Question

A professional baker uses a chocolate mold to make decorations for cakes. One chocolate mold is in the shape of a cone and has a diameter of 2 cm and a height of 6 cm. What volume of chocolate, in cubic centimeters, is needed to make a solid chocolate cone? Use 3.14 for π .

Answer 1

The volume of the chocolate cone-shaped mold is calculated using the formula for the volume of a cone, which is ⅓πr²h. With a radius of 1 cm and a height of 6 cm, the volume is approximately 6.28 cm³.

Step-by-step explanation:

To calculate the volume of a cone, we use the formula V = ⅓πr²h. In this case, the diameter of the cone is given as 2 cm, which makes the radius 1 cm (since the radius is half of the diameter).
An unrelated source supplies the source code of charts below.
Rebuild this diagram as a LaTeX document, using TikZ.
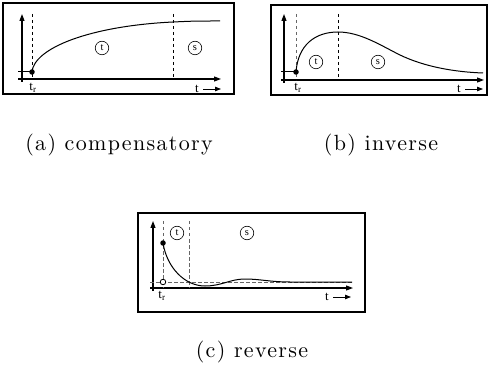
\documentclass[tikz,border=0pt]{standalone}
\usepackage{fontspec}
\newfontfamily\lab{Liberation Serif}
\newfontfamily\capfont[LetterSpace=6]{lmroman10-regular.otf}
\usetikzlibrary{arrows.meta}
\tikzset{
 frame/.style={line width=2.6pt},
 axis/.style={line width=1.1pt,-{Triangle[length=7pt,width=5pt]}},
 tarrow/.style={line width=0.8pt,-{Triangle[length=6pt,width=4.5pt]}},
 guide/.style={dash pattern=on 3.5pt off 2.5pt, line width=0.8pt},
 gguide/.style={dash pattern=on 3.5pt off 2.5pt, line width=0.9pt, black!60},
 curve/.style={line width=1pt},
 zone/.style={circle,draw,line width=0.6pt,minimum size=13.5pt,inner sep=0pt,font=\lab\fontsize{10.5}{10.5}\selectfont},
 lbl/.style={font=\lab\fontsize{13}{13}\selectfont, inner sep=0pt},
 captext/.style={font=\capfont\fontsize{22}{26}\selectfont, inner sep=0pt},
 dot/.style={circle,fill,inner sep=0pt,minimum size=5.5pt},
 odot/.style={circle,draw,fill=white,inner sep=0pt,minimum size=5.5pt,line width=0.8pt},
}
\begin{document}
\begin{tikzpicture}[x=1pt,y=-1pt]
\useasboundingbox (0,0) rectangle (492,371);
% ---------------- panel a
\draw[frame] (3,3) rectangle (234,94);
\coordinate (ay0) at (22,82); \coordinate (ay1) at (22,14);
\coordinate (ax0) at (18,79); \coordinate (ax1) at (221,79);
\draw[axis] (ay0) -- (ay1);
\draw[axis] (ax0) -- (ax1);
\coordinate (ad1a) at (32,14); \coordinate (ad1b) at (32,79);
\coordinate (ad2a) at (173,14); \coordinate (ad2b) at (173,79);
\draw[guide] (ad1a) -- (ad1b);
\draw[guide] (ad2a) -- (ad2b);
\coordinate (ah0) at (18,72);
\node[dot] (ap) at (32,72) {};
\coordinate (aend) at (220,21);
\draw[curve] (ah0) -- (ap.center);
\draw[curve] (ap.center) .. controls (34,48) and (90,26) .. (173,22) .. controls (195,21) .. (aend);
\node[zone] (at) at (102,48) {t};
\node[zone] (as) at (195,48) {s};
\node[lbl] (atr) at (33,88) {t\textsubscript{r}};
\node[lbl] (att) at (197,89) {t};
\coordinate (ate) at (221,89);
\draw[tarrow] ([xshift=4pt]att.east) -- (ate);
\node[captext] (acap) at (119,145) {(a) compensatory};
% ---------------- panel b
\draw[frame] (271,5) rectangle (487,95);
\coordinate (by0) at (284,83); \coordinate (by1) at (284,14);
\coordinate (bx0) at (281,80); \coordinate (bx1) at (484,80);
\draw[axis] (by0) -- (by1);
\draw[axis] (bx0) -- (bx1);
\coordinate (bd1a) at (296,14); \coordinate (bd1b) at (296,80);
\coordinate (bd2a) at (338,14); \coordinate (bd2b) at (338,80);
\draw[gguide] (bd1a) -- (bd1b);
\draw[guide] (bd2a) -- (bd2b);
\coordinate (bh0) at (281,72);
\node[dot] (bp) at (296,72) {};
\coordinate (bend) at (483,73);
\draw[curve] (bh0) -- (bp.center);
\draw[curve] (bp.center) .. controls (298,45) and (315,32) .. (338,32)
  .. controls (360,32) and (380,45) .. (400,55)
  .. controls (425,67) and (455,72) .. (bend);
\node[zone] (bt) at (316,62) {t};
\node[zone] (bs) at (378,62) {s};
\node[lbl] (btr) at (298,88) {t\textsubscript{r}};
\node[lbl] (btt) at (459,89) {t};
\coordinate (bte) at (483,89);
\draw[tarrow] ([xshift=4pt]btt.east) -- (bte);
\node[captext] (bcap) at (381,145) {(b) inverse};
% ---------------- panel c
\draw[frame] (138,213) rectangle (365,312);
\coordinate (cy0) at (153,291); \coordinate (cy1) at (153,221);
\coordinate (cx0) at (150,288); \coordinate (cx1) at (353,288);
\draw[axis] (cy0) -- (cy1);
\draw[axis] (cx0) -- (cx1);
\coordinate (cd1a) at (163,221); \coordinate (cd1b) at (163,288);
\coordinate (cd2a) at (189,221); \coordinate (cd2b) at (189,288);
\coordinate (ch0) at (150,282); \coordinate (ch1) at (352,282);
\draw[gguide] (cd1a) -- (cd1b);
\draw[gguide] (cd2a) -- (cd2b);
\draw[gguide] (ch0) -- (ch1);
\node[dot] (cp) at (163,243) {};
\coordinate (cend) at (352,282);
\draw[curve] (cp.center) .. controls (167,268) and (185,286) .. (205,286)
  .. controls (222,286) and (230,279) .. (245,279)
  .. controls (260,279) and (270,282) .. (290,282) -- (cend);
\node[odot] (co) at (163,282) {};
\node[zone] (ct) at (177,233) {t};
\node[zone] (cs) at (247,233) {s};
\node[lbl] (ctr) at (162,296) {t\textsubscript{r}};
\node[lbl] (ctt) at (327,297) {t};
\coordinate (cte) at (351,297);
\draw[tarrow] ([xshift=4pt]ctt.east) -- (cte);
\node[captext] (ccap) at (252,352) {(c) reverse};
\end{tikzpicture}
\end{document}
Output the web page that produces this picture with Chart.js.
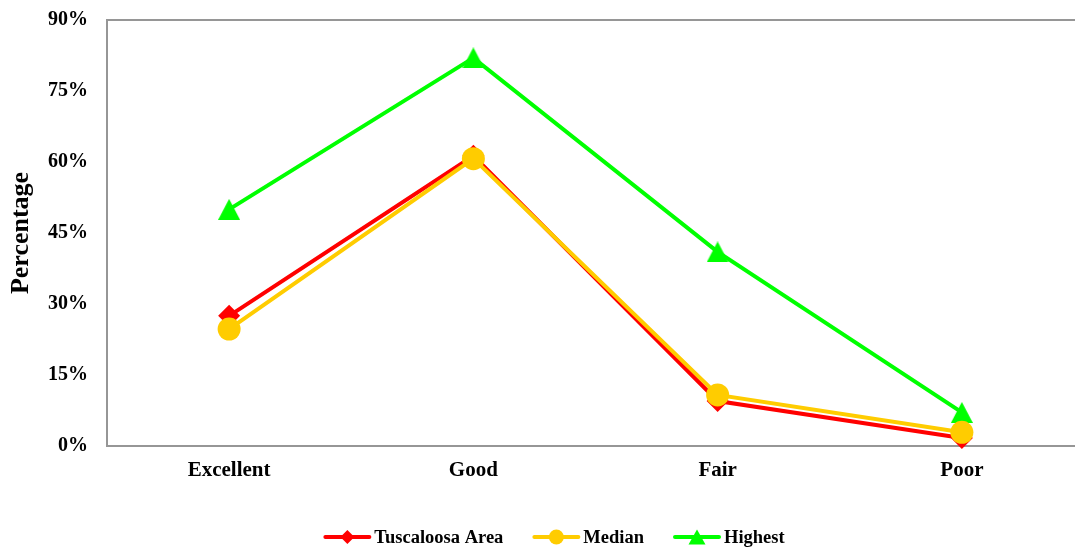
<!DOCTYPE html>
<html>
<head>
<meta charset="utf-8">
<script src="https://cdn.jsdelivr.net/npm/chart.js@4"></script>
<style>
  html, body { margin: 0; padding: 0; background: #fff; overflow: hidden; }
  #wrap { width: 1100px; height: 551px; }
</style>
</head>
<body>
<div id="wrap"><canvas id="chart" width="1100" height="551"></canvas></div>
<script>
// Ratings shares, in percent
const categories = ['Excellent', 'Good', 'Fair', 'Poor'];
const tuscaloosaArea = [27.5, 61.3, 9.5, 1.7];
const median = [24.7, 60.7, 10.8, 2.9];
const highest = [50, 82, 41, 7.1];
const yTicks = [0, 15, 30, 45, 60, 75, 90];

const SERIF = '"Liberation Serif", "Times New Roman", serif';
const RED = '#FF0000';
const GOLD = '#FFCC00';
const GREEN = '#00FF00';
const FRAME = '#969696';

// Triangle marker centred on its bounding box
function triangleMarker(w, h, color) {
  const c = document.createElement('canvas');
  c.width = w; c.height = h;
  const g = c.getContext('2d');
  g.fillStyle = color;
  g.beginPath();
  g.moveTo(w / 2, 0);
  g.lineTo(w, h);
  g.lineTo(0, h);
  g.closePath();
  g.fill();
  return c;
}

// Frame around the plot area
const plotFrame = {
  id: 'plotFrame',
  beforeDatasetsDraw(chart) {
    const { ctx, chartArea: a } = chart;
    ctx.save();
    ctx.strokeStyle = FRAME;
    ctx.lineWidth = 2;
    ctx.strokeRect(a.left, a.top, a.right - a.left, a.bottom - a.top);
    ctx.restore();
  }
};

// Legend: line with marker, then bold label
const lineLegend = {
  id: 'lineLegend',
  afterDraw(chart) {
    const ctx = chart.ctx;
    const y = 537;
    const lineLen = 48, gapText = 3, gapItem = 29;
    ctx.save();
    ctx.font = 'bold 18.5px ' + SERIF;
    const items = chart.data.datasets.map(ds => ({
      ds, w: lineLen + gapText + ctx.measureText(ds.label).width
    }));
    const total = items.reduce((s, it) => s + it.w, 0) + gapItem * (items.length - 1);
    let x = chart.width / 2 + 4 - total / 2;
    items.forEach(({ ds, w }) => {
      const color = ds.borderColor;
      ctx.strokeStyle = color;
      ctx.lineWidth = 4;
      ctx.lineCap = 'round';
      ctx.beginPath();
      ctx.moveTo(x + 2, y);
      ctx.lineTo(x + lineLen - 2, y);
      ctx.stroke();
      const mx = x + lineLen / 2;
      ctx.fillStyle = color;
      ctx.beginPath();
      if (ds.legendMarker === 'diamond') {
        const r = 7;
        ctx.moveTo(mx, y - r); ctx.lineTo(mx + r, y); ctx.lineTo(mx, y + r); ctx.lineTo(mx - r, y);
        ctx.closePath();
      } else if (ds.legendMarker === 'circle') {
        ctx.arc(mx, y, 7.5, 0, Math.PI * 2);
      } else {
        const tw = 17, th = 15;
        ctx.moveTo(mx, y - th / 2); ctx.lineTo(mx + tw / 2, y + th / 2); ctx.lineTo(mx - tw / 2, y + th / 2);
        ctx.closePath();
      }
      ctx.fill();
      ctx.fillStyle = '#000';
      ctx.textBaseline = 'middle';
      ctx.textAlign = 'left';
      ctx.fillText(ds.label, x + lineLen + gapText, y + 1);
      x += w + gapItem;
    });
    ctx.restore();
  }
};

new Chart(document.getElementById('chart'), {
  type: 'line',
  data: {
    labels: categories,
    datasets: [
      {
        label: 'Tuscaloosa Area',
        data: tuscaloosaArea,
        borderColor: RED,
        backgroundColor: RED,
        borderWidth: 4,
        pointStyle: 'rectRot',
        pointRadius: 11,
        pointBorderWidth: 0,
        pointBackgroundColor: RED,
        legendMarker: 'diamond',
        order: 2,
        clip: false
      },
      {
        label: 'Median',
        data: median,
        borderColor: GOLD,
        backgroundColor: GOLD,
        borderWidth: 4,
        pointStyle: 'circle',
        pointRadius: 11.5,
        pointBorderWidth: 0,
        pointBackgroundColor: GOLD,
        legendMarker: 'circle',
        order: 1,
        clip: false
      },
      {
        label: 'Highest',
        data: highest,
        borderColor: GREEN,
        backgroundColor: GREEN,
        borderWidth: 4,
        pointStyle: triangleMarker(22, 21, GREEN),
        pointRadius: 11,
        legendMarker: 'triangle',
        order: 3,
        clip: false
      }
    ]
  },
  options: {
    responsive: false,
    animation: false,
    events: [],
    layout: { padding: { top: 20, right: 16, bottom: 0, left: 0 } },
    elements: { line: { tension: 0 } },
    plugins: {
      legend: { display: false },
      tooltip: { enabled: false }
    },
    scales: {
      x: {
        offset: true,
        grid: { display: false, drawTicks: false },
        border: { display: false },
        ticks: {
          color: '#000',
          font: { family: SERIF, size: 21, weight: 'bold' },
          padding: 12,
          maxRotation: 0
        },
        afterFit(scale) {
          scale.height = 105;
          scale.paddingLeft = 0;
          scale.paddingRight = 0;
        }
      },
      y: {
        min: 0,
        max: 90,
        grid: { display: false, drawTicks: false },
        border: { display: false },
        afterBuildTicks(scale) { scale.ticks = yTicks.map(v => ({ value: v })); },
        ticks: {
          color: '#000',
          font: { family: SERIF, size: 20, weight: 'bold' },
          padding: 19,
          callback: v => v + '%'
        },
        title: {
          display: true,
          text: 'Percentage',
          color: '#000',
          font: { family: SERIF, size: 26, weight: 'bold' },
          padding: { top: 6, bottom: 0 }
        },
        afterFit(scale) {
          scale.width = 107;
          scale.paddingTop = 0;
          scale.paddingBottom = 0;
        }
      }
    }
  },
  plugins: [plotFrame, lineLegend]
});
</script>
</body>
</html>
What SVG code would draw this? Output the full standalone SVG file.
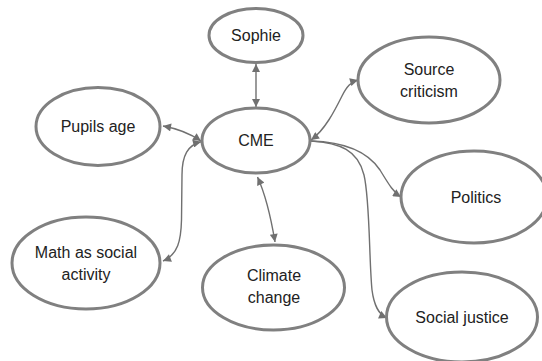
<svg xmlns="http://www.w3.org/2000/svg" width="542" height="361" viewBox="0 0 542 361">
<defs>
<style>
.n ellipse{fill:#fff;stroke:#808080;stroke-width:3}
.n text{font-family:"Liberation Sans",Arial,sans-serif;font-size:16px;fill:#222;text-anchor:middle}
.c path{fill:none;stroke:#707070;stroke-width:1.4}
.b{marker-start:url(#ah);marker-end:url(#ah)}
.e{marker-end:url(#ah)}
</style>
<marker id="ah" viewBox="0 0 10 10" refX="10" refY="5" markerWidth="9" markerHeight="8" markerUnits="userSpaceOnUse" orient="auto-start-reverse">
<path d="M0,0 L10,5 L0,10 z" fill="#707070"/>
</marker>
</defs>
<rect width="542" height="361" fill="#fff"/>
<g id="connectors" class="c">
<path class="b" d="M256,64 L256,107"/>
<path class="b" d="M163,126 Q185,130 201,141"/>
<path class="b" d="M163,261 C178,255 181,240 181.5,220 L182,175 C182,155 188,145 201,141.7"/>
<path class="b" d="M257.5,177 Q268,200 275,242"/>
<path class="b" d="M311,140 C325,130 335,110 342,96 C347,86 351,82 358,80"/>
<path class="e" d="M311,141 C345,142 368,152 380,170 C388,183 393,192 401,197"/>
<path class="e" d="M311,141 C340,143 358,150 364,175 C370,200 369,260 372,290 C374,305 378,314 387,318"/>
</g>
<g id="sophie" class="n"><ellipse cx="256" cy="35.5" rx="47" ry="27"/><text x="256" y="41">Sophie</text></g>
<g id="source" class="n"><ellipse cx="429" cy="80" rx="71" ry="43"/><text x="429" y="75">Source</text><text x="429" y="97">criticism</text></g>
<g id="pupils" class="n"><ellipse cx="98" cy="126.5" rx="62" ry="39"/><text x="98" y="132">Pupils age</text></g>
<g id="cme" class="n"><ellipse cx="256" cy="140.5" rx="54" ry="32.5"/><text x="256" y="146">CME</text></g>
<g id="politics" class="n"><ellipse cx="474" cy="197" rx="73" ry="46"/><text x="476" y="203">Politics</text></g>
<g id="math" class="n"><ellipse cx="86" cy="263" rx="74" ry="46"/><text x="86" y="258">Math as social</text><text x="86" y="280">activity</text></g>
<g id="climate" class="n"><ellipse cx="273.5" cy="287.5" rx="71" ry="42.5"/><text x="274" y="281">Climate</text><text x="274" y="303">change</text></g>
<g id="justice" class="n"><ellipse cx="462" cy="317" rx="75.5" ry="45"/><text x="462" y="323">Social justice</text></g>
</svg>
The height of the cone is 6 cm. Using 3.14 for π, the formula becomes:

V = ⅓ * 3.14 * (1 cm)² * 6 cm = ⅓ * 3.14 * 1 * 6 cm³ = ⅓ * 18.84 cm³

When calculated, ⅓ * 18.84 cm³ equals approximately 6.28 cm³. Thus, the baker will require 6.28 cubic centimeters of chocolate to fill the cone-shaped mold.